• _Source material_:
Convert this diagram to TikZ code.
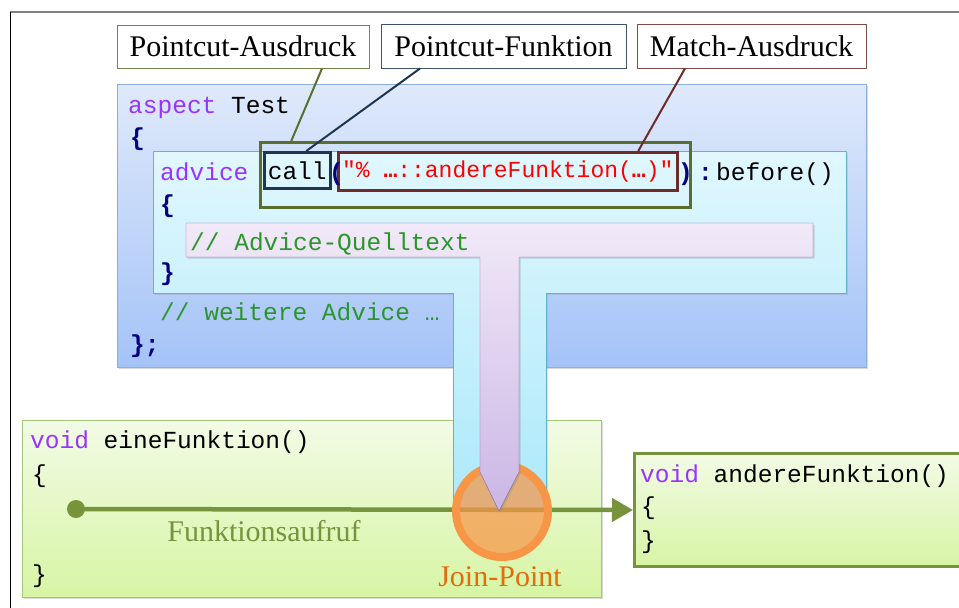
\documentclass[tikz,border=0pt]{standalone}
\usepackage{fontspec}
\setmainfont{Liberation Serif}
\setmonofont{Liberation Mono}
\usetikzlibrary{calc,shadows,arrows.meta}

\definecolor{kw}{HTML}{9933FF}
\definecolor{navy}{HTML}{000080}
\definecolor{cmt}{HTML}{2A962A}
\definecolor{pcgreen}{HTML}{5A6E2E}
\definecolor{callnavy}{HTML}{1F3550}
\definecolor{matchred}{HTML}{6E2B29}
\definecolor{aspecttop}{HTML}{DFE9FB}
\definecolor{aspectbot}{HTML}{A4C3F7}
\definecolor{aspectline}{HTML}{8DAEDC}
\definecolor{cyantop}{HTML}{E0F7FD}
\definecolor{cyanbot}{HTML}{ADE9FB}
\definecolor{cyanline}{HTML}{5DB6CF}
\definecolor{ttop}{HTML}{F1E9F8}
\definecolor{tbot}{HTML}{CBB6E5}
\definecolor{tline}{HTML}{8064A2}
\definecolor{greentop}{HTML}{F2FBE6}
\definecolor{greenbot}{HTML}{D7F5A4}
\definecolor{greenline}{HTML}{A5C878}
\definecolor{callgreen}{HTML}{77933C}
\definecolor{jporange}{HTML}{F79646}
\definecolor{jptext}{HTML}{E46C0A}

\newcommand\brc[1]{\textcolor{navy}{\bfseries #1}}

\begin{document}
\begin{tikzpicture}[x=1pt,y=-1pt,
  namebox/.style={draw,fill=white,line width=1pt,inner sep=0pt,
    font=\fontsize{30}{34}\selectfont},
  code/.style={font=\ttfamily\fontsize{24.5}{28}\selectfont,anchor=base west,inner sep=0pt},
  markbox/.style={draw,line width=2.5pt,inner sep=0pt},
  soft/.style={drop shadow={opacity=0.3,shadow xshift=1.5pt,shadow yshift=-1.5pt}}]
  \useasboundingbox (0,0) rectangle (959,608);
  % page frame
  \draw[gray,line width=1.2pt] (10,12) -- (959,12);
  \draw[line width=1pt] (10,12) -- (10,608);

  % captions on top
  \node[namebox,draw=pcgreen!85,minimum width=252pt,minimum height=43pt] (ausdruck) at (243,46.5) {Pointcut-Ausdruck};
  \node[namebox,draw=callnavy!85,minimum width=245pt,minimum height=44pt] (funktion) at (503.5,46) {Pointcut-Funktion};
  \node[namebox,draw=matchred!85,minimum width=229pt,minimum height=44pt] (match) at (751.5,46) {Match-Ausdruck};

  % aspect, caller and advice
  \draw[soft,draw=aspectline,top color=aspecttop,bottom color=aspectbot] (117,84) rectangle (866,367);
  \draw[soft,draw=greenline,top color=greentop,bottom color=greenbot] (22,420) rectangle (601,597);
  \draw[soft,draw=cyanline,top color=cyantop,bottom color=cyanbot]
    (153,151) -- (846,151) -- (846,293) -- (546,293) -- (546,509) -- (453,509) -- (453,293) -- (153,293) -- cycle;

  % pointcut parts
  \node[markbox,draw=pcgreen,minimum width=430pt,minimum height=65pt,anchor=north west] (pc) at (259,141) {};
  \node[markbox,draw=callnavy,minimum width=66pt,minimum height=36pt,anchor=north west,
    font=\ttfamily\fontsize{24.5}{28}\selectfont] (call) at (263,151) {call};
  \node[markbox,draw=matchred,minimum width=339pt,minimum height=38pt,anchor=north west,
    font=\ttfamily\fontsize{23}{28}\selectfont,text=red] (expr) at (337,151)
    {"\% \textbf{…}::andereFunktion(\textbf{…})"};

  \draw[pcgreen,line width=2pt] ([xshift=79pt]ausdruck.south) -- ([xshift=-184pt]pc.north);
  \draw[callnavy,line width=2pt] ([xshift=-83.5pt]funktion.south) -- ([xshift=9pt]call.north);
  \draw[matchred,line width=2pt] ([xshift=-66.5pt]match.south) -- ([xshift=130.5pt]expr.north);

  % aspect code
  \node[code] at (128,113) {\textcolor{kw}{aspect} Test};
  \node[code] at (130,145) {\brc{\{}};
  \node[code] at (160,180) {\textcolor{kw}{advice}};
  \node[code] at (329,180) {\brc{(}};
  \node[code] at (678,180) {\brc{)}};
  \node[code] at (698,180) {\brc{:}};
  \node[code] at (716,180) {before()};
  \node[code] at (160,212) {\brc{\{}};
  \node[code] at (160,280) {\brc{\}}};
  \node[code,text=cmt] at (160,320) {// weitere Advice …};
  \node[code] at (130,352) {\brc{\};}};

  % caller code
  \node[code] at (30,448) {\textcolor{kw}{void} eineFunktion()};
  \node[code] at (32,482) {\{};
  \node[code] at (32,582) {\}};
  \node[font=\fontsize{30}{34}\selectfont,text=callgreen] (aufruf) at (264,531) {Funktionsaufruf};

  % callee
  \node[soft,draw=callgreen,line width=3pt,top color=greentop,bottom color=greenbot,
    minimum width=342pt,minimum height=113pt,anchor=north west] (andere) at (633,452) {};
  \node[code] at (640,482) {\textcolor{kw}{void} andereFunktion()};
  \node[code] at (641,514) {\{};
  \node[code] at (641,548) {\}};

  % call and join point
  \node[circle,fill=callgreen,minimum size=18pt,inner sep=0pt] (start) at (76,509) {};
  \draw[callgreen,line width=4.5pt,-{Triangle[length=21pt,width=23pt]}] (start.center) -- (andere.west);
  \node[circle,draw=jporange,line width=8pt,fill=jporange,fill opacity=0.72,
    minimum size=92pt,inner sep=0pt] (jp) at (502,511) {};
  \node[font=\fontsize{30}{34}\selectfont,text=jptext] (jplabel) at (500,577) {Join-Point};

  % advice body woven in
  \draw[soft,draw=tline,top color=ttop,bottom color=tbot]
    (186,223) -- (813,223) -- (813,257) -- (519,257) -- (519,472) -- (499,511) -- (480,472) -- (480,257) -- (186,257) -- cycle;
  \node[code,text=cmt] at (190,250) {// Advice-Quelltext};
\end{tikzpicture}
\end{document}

• _Required work_:
Leave the pictures out and copy the rest of the data exactly.

• _Written response_:
Convert this diagram to TikZ code.
\documentclass[tikz,border=0pt]{standalone}
\usepackage{fontspec}
\setmainfont{Liberation Serif}
\setmonofont{Liberation Mono}
\usetikzlibrary{calc,shadows,arrows.meta}

\definecolor{kw}{HTML}{9933FF}
\definecolor{navy}{HTML}{000080}
\definecolor{cmt}{HTML}{2A962A}
\definecolor{pcgreen}{HTML}{5A6E2E}
\definecolor{callnavy}{HTML}{1F3550}
\definecolor{matchred}{HTML}{6E2B29}
\definecolor{aspecttop}{HTML}{DFE9FB}
\definecolor{aspectbot}{HTML}{A4C3F7}
\definecolor{aspectline}{HTML}{8DAEDC}
\definecolor{cyantop}{HTML}{E0F7FD}
\definecolor{cyanbot}{HTML}{ADE9FB}
\definecolor{cyanline}{HTML}{5DB6CF}
\definecolor{ttop}{HTML}{F1E9F8}
\definecolor{tbot}{HTML}{CBB6E5}
\definecolor{tline}{HTML}{8064A2}
\definecolor{greentop}{HTML}{F2FBE6}
\definecolor{greenbot}{HTML}{D7F5A4}
\definecolor{greenline}{HTML}{A5C878}
\definecolor{callgreen}{HTML}{77933C}
\definecolor{jporange}{HTML}{F79646}
\definecolor{jptext}{HTML}{E46C0A}

\newcommand\brc[1]{\textcolor{navy}{\bfseries #1}}

\begin{document}
\begin{tikzpicture}[x=1pt,y=-1pt,
  namebox/.style={draw,fill=white,line width=1pt,inner sep=0pt,
    font=\fontsize{30}{34}\selectfont},
  code/.style={font=\ttfamily\fontsize{24.5}{28}\selectfont,anchor=base west,inner sep=0pt},
  markbox/.style={draw,line width=2.5pt,inner sep=0pt},
  soft/.style={drop shadow={opacity=0.3,shadow xshift=1.5pt,shadow yshift=-1.5pt}}]
  \useasboundingbox (0,0) rectangle (959,608);
  % page frame
  \draw[gray,line width=1.2pt] (10,12) -- (959,12);
  \draw[line width=1pt] (10,12) -- (10,608);

  % captions on top
  \node[namebox,draw=pcgreen!85,minimum width=252pt,minimum height=43pt] (ausdruck) at (243,46.5) {Pointcut-Ausdruck};
  \node[namebox,draw=callnavy!85,minimum width=245pt,minimum height=44pt] (funktion) at (503.5,46) {Pointcut-Funktion};
  \node[namebox,draw=matchred!85,minimum width=229pt,minimum height=44pt] (match) at (751.5,46) {Match-Ausdruck};

  % aspect, caller and advice
  \draw[soft,draw=aspectline,top color=aspecttop,bottom color=aspectbot] (117,84) rectangle (866,367);
  \draw[soft,draw=greenline,top color=greentop,bottom color=greenbot] (22,420) rectangle (601,597);
  \draw[soft,draw=cyanline,top color=cyantop,bottom color=cyanbot]
    (153,151) -- (846,151) -- (846,293) -- (546,293) -- (546,509) -- (453,509) -- (453,293) -- (153,293) -- cycle;

  % pointcut parts
  \node[markbox,draw=pcgreen,minimum width=430pt,minimum height=65pt,anchor=north west] (pc) at (259,141) {};
  \node[markbox,draw=callnavy,minimum width=66pt,minimum height=36pt,anchor=north west,
    font=\ttfamily\fontsize{24.5}{28}\selectfont] (call) at (263,151) {call};
  \node[markbox,draw=matchred,minimum width=339pt,minimum height=38pt,anchor=north west,
    font=\ttfamily\fontsize{23}{28}\selectfont,text=red] (expr) at (337,151)
    {"\% \textbf{…}::andereFunktion(\textbf{…})"};

  \draw[pcgreen,line width=2pt] ([xshift=79pt]ausdruck.south) -- ([xshift=-184pt]pc.north);
  \draw[callnavy,line width=2pt] ([xshift=-83.5pt]funktion.south) -- ([xshift=9pt]call.north);
  \draw[matchred,line width=2pt] ([xshift=-66.5pt]match.south) -- ([xshift=130.5pt]expr.north);

  % aspect code
  \node[code] at (128,113) {\textcolor{kw}{aspect} Test};
  \node[code] at (130,145) {\brc{\{}};
  \node[code] at (160,180) {\textcolor{kw}{advice}};
  \node[code] at (329,180) {\brc{(}};
  \node[code] at (678,180) {\brc{)}};
  \node[code] at (698,180) {\brc{:}};
  \node[code] at (716,180) {before()};
  \node[code] at (160,212) {\brc{\{}};
  \node[code] at (160,280) {\brc{\}}};
  \node[code,text=cmt] at (160,320) {// weitere Advice …};
  \node[code] at (130,352) {\brc{\};}};

  % caller code
  \node[code] at (30,448) {\textcolor{kw}{void} eineFunktion()};
  \node[code] at (32,482) {\{};
  \node[code] at (32,582) {\}};
  \node[font=\fontsize{30}{34}\selectfont,text=callgreen] (aufruf) at (264,531) {Funktionsaufruf};

  % callee
  \node[soft,draw=callgreen,line width=3pt,top color=greentop,bottom color=greenbot,
    minimum width=342pt,minimum height=113pt,anchor=north west] (andere) at (633,452) {};
  \node[code] at (640,482) {\textcolor{kw}{void} andereFunktion()};
  \node[code] at (641,514) {\{};
  \node[code] at (641,548) {\}};

  % call and join point
  \node[circle,fill=callgreen,minimum size=18pt,inner sep=0pt] (start) at (76,509) {};
  \draw[callgreen,line width=4.5pt,-{Triangle[length=21pt,width=23pt]}] (start.center) -- (andere.west);
  \node[circle,draw=jporange,line width=8pt,fill=jporange,fill opacity=0.72,
    minimum size=92pt,inner sep=0pt] (jp) at (502,511) {};
  \node[font=\fontsize{30}{34}\selectfont,text=jptext] (jplabel) at (500,577) {Join-Point};

  % advice body woven in
  \draw[soft,draw=tline,top color=ttop,bottom color=tbot]
    (186,223) -- (813,223) -- (813,257) -- (519,257) -- (519,472) -- (499,511) -- (480,472) -- (480,257) -- (186,257) -- cycle;
  \node[code,text=cmt] at (190,250) {// Advice-Quelltext};
\end{tikzpicture}
\end{document}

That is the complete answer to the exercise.